The Story
Why it exists.
The beginning
Queens Caramel arrived in 2025 from Ellis Brooklyn, developed by perfumer Gabriela Chelariu. The brand translates familiar places into scents that feel instantly recognizable, and Queens, New York, inspired this edible, warm composition. Chelariu approached the brief by focusing on the neighborhood's diverse food heritage, where sweet and savory coexist on every block.

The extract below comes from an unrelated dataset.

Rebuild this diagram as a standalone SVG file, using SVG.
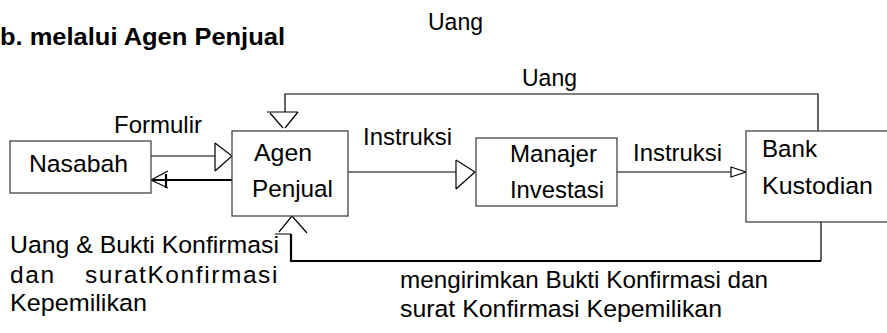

Chelariu's note philosophy centers on balance. The caramel sweetness needed something to prevent it from becoming cloying, which led to the Himalayan salt inclusion. The jasmine in the heart was chosen to lift the creaminess without dominating. The amberwood in the drydown grounds the sweetness in something substantial. Each layer exists to support the others, creating a fragrance that feels cohesive rather than scattered.
The evolution
The composition begins with caramel and wild honey, immediately establishing warmth. Himalayan salt arrives alongside these sweet notes, creating tension that prevents the opening from feeling one-note. Maple sugar deepens the warmth as the top phase settles. The heart introduces coconut and vanilla orchid, shifting the scent toward tropical creaminess. White chocolate adds a milky layer while jasmine provides a whisper of floral contrast. The drydown anchors everything in bourbon vanilla and tonka bean, with amberwood adding the woody structure that gives Queens Caramel its lasting presence.
Cultural impact
Queens Caramel brings a sense of intimacy to any situation. It works in contexts where sweeter fragrances might falter, warm but not overwhelming, approachable but with enough structure to hold its own. The edible warmth carries through, never quite tipping into pure indulgence but staying on the right side of restraint. There's a composed quality here that lets it function across different settings without asking for attention. The warmth persists throughout the wear, keeping that edible character consistent rather than shifting dramatically.